%%
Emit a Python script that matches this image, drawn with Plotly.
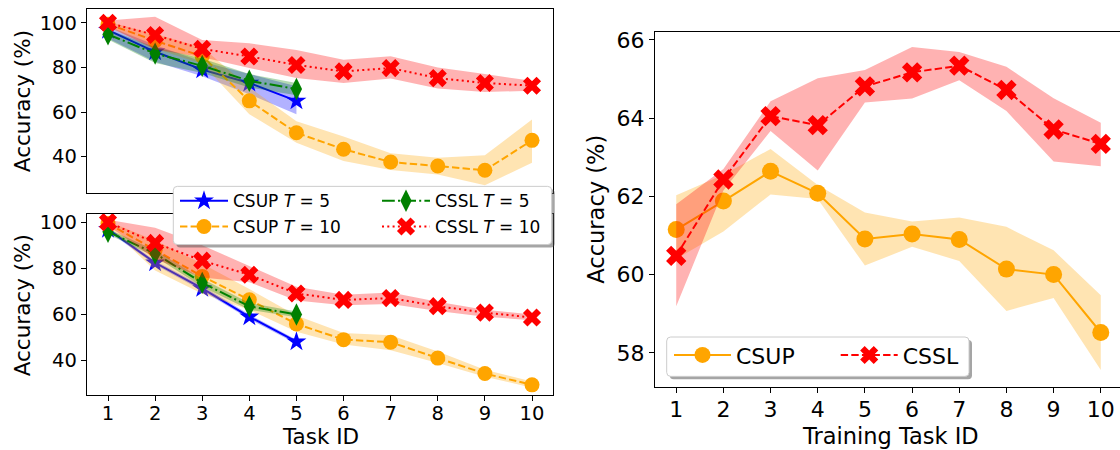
import plotly.graph_objects as go

# ---------------- data ----------------
task_ids_10 = [1, 2, 3, 4, 5, 6, 7, 8, 9, 10]
task_ids_5 = [1, 2, 3, 4, 5]

# top-left panel
top_csup5 = [96.7, 87.0, 79.0, 73.0, 65.0]
top_csup5_lo = [93.0, 82.5, 76.0, 68.0, 59.0]
top_csup5_hi = [98.5, 90.0, 82.5, 77.0, 71.5]
top_cssl5 = [94.8, 86.2, 80.7, 74.0, 70.3]
top_cssl5_lo = [92.5, 82.0, 77.5, 71.0, 67.5]
top_cssl5_hi = [97.0, 89.0, 84.0, 77.0, 73.0]
top_csup10 = [99.4, 92.0, 85.0, 65.0, 50.7, 43.3, 37.6, 35.8, 33.9, 47.3]
top_csup10_lo = [98.0, 88.5, 81.5, 59.0, 46.2, 38.0, 34.0, 32.0, 27.2, 37.3]
top_csup10_hi = [100.5, 95.0, 89.0, 71.0, 55.9, 49.0, 41.5, 39.5, 40.6, 56.6]
top_cssl10 = [100.0, 94.5, 88.3, 84.9, 81.1, 78.2, 79.7, 75.2, 73.0, 71.8]
top_cssl10_lo = [98.5, 88.0, 84.5, 79.7, 75.2, 73.0, 75.0, 70.5, 69.0, 69.5]
top_cssl10_hi = [101.0, 102.7, 92.3, 90.8, 87.8, 83.4, 85.0, 80.0, 77.0, 74.0]

# bottom-left panel
bot_csup5 = [96.9, 82.4, 71.3, 59.0, 48.2]
bot_csup5_lo = [96.0, 81.5, 70.3, 58.0, 47.3]
bot_csup5_hi = [97.8, 83.3, 72.3, 60.0, 49.1]
bot_cssl5 = [95.8, 86.4, 73.7, 63.5, 60.0]
bot_cssl5_lo = [94.8, 85.0, 72.0, 62.0, 58.8]
bot_cssl5_hi = [97.0, 87.8, 75.5, 65.0, 61.3]
bot_csup10 = [99.4, 87.8, 76.5, 66.4, 55.9, 49.1, 48.0, 41.1, 34.4, 29.5]
bot_csup10_lo = [98.3, 79.0, 69.0, 62.0, 52.5, 47.0, 44.5, 39.0, 33.0, 28.3]
bot_csup10_hi = [100.4, 92.0, 82.0, 71.0, 59.5, 52.0, 51.0, 44.0, 36.0, 31.0]
bot_cssl10 = [100.0, 91.0, 83.3, 77.2, 69.1, 66.3, 67.1, 63.6, 60.8, 58.7]
bot_cssl10_lo = [98.5, 84.0, 76.0, 74.0, 66.0, 64.0, 64.5, 61.5, 59.0, 57.5]
bot_cssl10_hi = [101.0, 97.6, 90.0, 81.0, 72.0, 68.5, 69.5, 65.5, 62.0, 60.0]

# right panel
right_csup = [61.15, 61.88, 62.64, 62.08, 60.91, 61.04, 60.90, 60.14, 60.00, 58.52]
right_csup_lo = [60.40, 61.10, 62.05, 61.93, 60.23, 60.71, 60.35, 59.07, 59.40, 57.56]
right_csup_hi = [62.03, 62.55, 63.21, 62.29, 61.59, 61.36, 61.46, 61.22, 60.62, 59.47]
right_cssl = [60.48, 62.43, 64.05, 63.82, 64.81, 65.17, 65.34, 64.72, 63.71, 63.34]
right_cssl_lo = [59.19, 62.15, 63.67, 62.66, 64.40, 64.50, 64.97, 64.18, 62.89, 62.77]
right_cssl_hi = [61.80, 62.70, 64.43, 65.02, 65.23, 65.82, 65.69, 65.31, 64.51, 63.88]

left_yticks = [40, 60, 80, 100]
right_yticks = [58, 60, 62, 64, 66]

label_csup5 = "CSUP <i>T</i> = 5"
label_csup10 = "CSUP <i>T</i> = 10"
label_cssl5 = "CSSL <i>T</i> = 5"
label_cssl10 = "CSSL <i>T</i> = 10"

# ---------------- styling ----------------
W, H = 1120, 450
FONT = "DejaVu Sans"
BLUE, ORANGE, GREEN, RED = "#0000ff", "#ffa500", "#008000", "#ff0000"
FILL = {BLUE: "rgba(0,0,255,0.3)", ORANGE: "rgba(255,165,0,0.3)",
        GREEN: "rgba(0,128,0,0.3)", RED: "rgba(255,0,0,0.3)"}


def px_x(p):
    return p / W


def px_y(p):
    return 1 - p / H


fig = go.Figure()


def band(x, lo, hi, color, xa, ya):
    fig.add_trace(go.Scatter(
        x=list(x) + list(x)[::-1], y=list(hi) + list(lo)[::-1],
        fill="toself", fillcolor=FILL[color], line=dict(width=0),
        mode="lines", hoverinfo="skip", showlegend=False, xaxis=xa, yaxis=ya))


def series(x, y, color, dash, symbol, size, name, xa, ya, legend, show):
    fig.add_trace(go.Scatter(
        x=x, y=y, mode="lines+markers", name=name,
        line=dict(color=color, width=2, dash=dash),
        marker=dict(color=color, symbol=symbol, size=size, line=dict(width=0)),
        xaxis=xa, yaxis=ya, legend=legend, showlegend=show))


DASHED = "7.4px,3.2px"
DOTTED = "2px,3.3px"
DASHDOT = "12.8px,3.2px,2px,3.2px"

for (xa, ya, c5, c5l, c5h, s5, s5l, s5h, c10, c10l, c10h, s10, s10l, s10h, show) in [
    ("x", "y", top_csup5, top_csup5_lo, top_csup5_hi, top_cssl5, top_cssl5_lo, top_cssl5_hi,
     top_csup10, top_csup10_lo, top_csup10_hi, top_cssl10, top_cssl10_lo, top_cssl10_hi, False),
    ("x2", "y2", bot_csup5, bot_csup5_lo, bot_csup5_hi, bot_cssl5, bot_cssl5_lo, bot_cssl5_hi,
     bot_csup10, bot_csup10_lo, bot_csup10_hi, bot_cssl10, bot_cssl10_lo, bot_cssl10_hi, True),
]:
    series(task_ids_5, c5, BLUE, "solid", "star", 15, label_csup5, xa, ya, "legend", show)
    band(task_ids_5, c5l, c5h, BLUE, xa, ya)
    series(task_ids_10, c10, ORANGE, DASHED, "circle", 15, label_csup10, xa, ya, "legend2", show)
    band(task_ids_10, c10l, c10h, ORANGE, xa, ya)
    series(task_ids_5, s5, GREEN, DASHDOT, "diamond-tall", 16, label_cssl5, xa, ya, "legend3", show)
    band(task_ids_5, s5l, s5h, GREEN, xa, ya)
    series(task_ids_10, s10, RED, DOTTED, "x", 16, label_cssl10, xa, ya, "legend4", show)
    band(task_ids_10, s10l, s10h, RED, xa, ya)

series(task_ids_10, right_csup, ORANGE, "solid", "circle", 17, "CSUP", "x3", "y3", "legend5", True)
band(task_ids_10, right_csup_lo, right_csup_hi, ORANGE, "x3", "y3")
series(task_ids_10, right_cssl, RED, DASHED, "x", 18, "CSSL", "x3", "y3", "legend6", True)
band(task_ids_10, right_cssl_lo, right_cssl_hi, RED, "x3", "y3")

axis_common = dict(showline=True, linecolor="black", linewidth=1, ticks="outside",
                   ticklen=5, tickwidth=1, tickcolor="black", showgrid=False,
                   zeroline=False, fixedrange=True)

left_dom_x = [px_x(86.8), px_x(553.2)]
top_dom_y = [px_y(190.7), px_y(5)]
bot_dom_y = [px_y(395), px_y(211.7)]
right_dom_x = [px_x(655), 1.0]
right_dom_y = [px_y(386.7), px_y(28.3)]

lf = dict(family=FONT, size=19.5, color="black")
rf = dict(family=FONT, size=22, color="black")

fig.update_layout(
    width=W, height=H, margin=dict(l=0, r=0, t=0, b=0),
    paper_bgcolor="white", plot_bgcolor="white", font=dict(family=FONT, color="black"),
    xaxis=dict(axis_common, domain=left_dom_x, range=[0.55, 10.45], anchor="y",
               mirror=True, ticks="", showticklabels=False),
    yaxis=dict(axis_common, domain=top_dom_y, range=[23.7, 106.2], anchor="x",
               mirror=True, tickvals=left_yticks, tickfont=lf),
    xaxis2=dict(axis_common, domain=left_dom_x, range=[0.55, 10.45], anchor="y2",
                mirror=True, tickvals=task_ids_10, tickfont=lf, ticklabelstandoff=-5),
    yaxis2=dict(axis_common, domain=bot_dom_y, range=[24.9, 103.6], anchor="x2",
                mirror=True, tickvals=left_yticks, tickfont=lf),
    xaxis3=dict(axis_common, domain=right_dom_x, range=[0.55, 0.55 + 9.9 * 465 / 467],
                anchor="y3", mirror=True, tickvals=task_ids_10, tickfont=rf,
                ticklabelstandoff=-3),
    yaxis3=dict(axis_common, domain=right_dom_y, range=[57.12, 66.2], anchor="x3",
                mirror=False, tickvals=right_yticks, tickfont=rf),
)

# legends: one per entry, placed to mimic matplotlib's boxed legends
leg_common = dict(orientation="v", xanchor="left", yanchor="middle",
                  bgcolor="rgba(0,0,0,0)", borderwidth=0, tracegroupgap=0)
lfont = dict(family=FONT, size=17, color="black")
rfont = dict(family=FONT, size=22, color="black")
fig.update_layout(
    legend=dict(leg_common, x=px_x(175), y=px_y(199), font=lfont, itemwidth=48),
    legend2=dict(leg_common, x=px_x(175), y=px_y(225), font=lfont, itemwidth=48),
    legend3=dict(leg_common, x=px_x(377), y=px_y(199), font=lfont, itemwidth=48),
    legend4=dict(leg_common, x=px_x(377), y=px_y(225), font=lfont, itemwidth=48),
    legend5=dict(leg_common, x=px_x(669), y=px_y(354.3), font=rfont, itemwidth=57),
    legend6=dict(leg_common, x=px_x(835.7), y=px_y(354.3), font=rfont, itemwidth=57),
)


def rounded(x0, y0, x1, y1, r=4):
    rx, ry = r / W, r / H
    X0, X1 = px_x(x0), px_x(x1)
    Y0, Y1 = px_y(y0), px_y(y1)  # Y0 top, Y1 bottom
    return (f"M{X0 + rx},{Y0} L{X1 - rx},{Y0} Q{X1},{Y0} {X1},{Y0 - ry} "
            f"L{X1},{Y1 + ry} Q{X1},{Y1} {X1 - rx},{Y1} L{X0 + rx},{Y1} "
            f"Q{X0},{Y1} {X0},{Y1 + ry} L{X0},{Y0 - ry} Q{X0},{Y0} {X0 + rx},{Y0} Z")


shapes = []
for (x0, y0, x1, y1) in [(173.3, 184, 551.7, 242.7), (666.7, 336, 969, 375.7)]:
    shapes.append(dict(type="path", path=rounded(x0 + 3, y0 + 3, x1 + 3, y1 + 3),
                       xref="paper", yref="paper", fillcolor="rgba(76,76,76,0.5)",
                       line=dict(width=0), layer="above"))
    shapes.append(dict(type="path", path=rounded(x0, y0, x1, y1),
                       xref="paper", yref="paper", fillcolor="white",
                       line=dict(color="#cccccc", width=1), layer="above"))
fig.update_layout(shapes=shapes)

ann = []
tf_l = dict(family=FONT, size=21.5, color="black")
tf_r = dict(family=FONT, size=22.5, color="black")
ann.append(dict(text="Accuracy (%)", x=px_x(22), y=px_y(98), textangle=-90, font=tf_l))
ann.append(dict(text="Accuracy (%)", x=px_x(22), y=px_y(304), textangle=-90, font=tf_l))
ann.append(dict(text="Task ID", x=px_x(320), y=px_y(436), font=tf_l))
ann.append(dict(text="Accuracy (%)", x=px_x(596), y=px_y(207.5), textangle=-90, font=tf_r))
ann.append(dict(text="Training Task ID", x=px_x(890), y=px_y(435.5), font=tf_r))
for a in ann:
    a.update(xref="paper", yref="paper", showarrow=False, xanchor="center",
             yanchor="middle", borderpad=0)
fig.update_layout(annotations=ann)

fig.write_html("out.html")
%%
**TASK INSTRUCTIONS**
Output exactly the span of lines from the top of the listing through the line holding "80.0, 77.0, 74.0]", and leave every picture out.

**RESULT**
Emit a Python script that matches this image, drawn with Plotly.
import plotly.graph_objects as go

# ---------------- data ----------------
task_ids_10 = [1, 2, 3, 4, 5, 6, 7, 8, 9, 10]
task_ids_5 = [1, 2, 3, 4, 5]

# top-left panel
top_csup5 = [96.7, 87.0, 79.0, 73.0, 65.0]
top_csup5_lo = [93.0, 82.5, 76.0, 68.0, 59.0]
top_csup5_hi = [98.5, 90.0, 82.5, 77.0, 71.5]
top_cssl5 = [94.8, 86.2, 80.7, 74.0, 70.3]
top_cssl5_lo = [92.5, 82.0, 77.5, 71.0, 67.5]
top_cssl5_hi = [97.0, 89.0, 84.0, 77.0, 73.0]
top_csup10 = [99.4, 92.0, 85.0, 65.0, 50.7, 43.3, 37.6, 35.8, 33.9, 47.3]
top_csup10_lo = [98.0, 88.5, 81.5, 59.0, 46.2, 38.0, 34.0, 32.0, 27.2, 37.3]
top_csup10_hi = [100.5, 95.0, 89.0, 71.0, 55.9, 49.0, 41.5, 39.5, 40.6, 56.6]
top_cssl10 = [100.0, 94.5, 88.3, 84.9, 81.1, 78.2, 79.7, 75.2, 73.0, 71.8]
top_cssl10_lo = [98.5, 88.0, 84.5, 79.7, 75.2, 73.0, 75.0, 70.5, 69.0, 69.5]
top_cssl10_hi = [101.0, 102.7, 92.3, 90.8, 87.8, 83.4, 85.0, 80.0, 77.0, 74.0]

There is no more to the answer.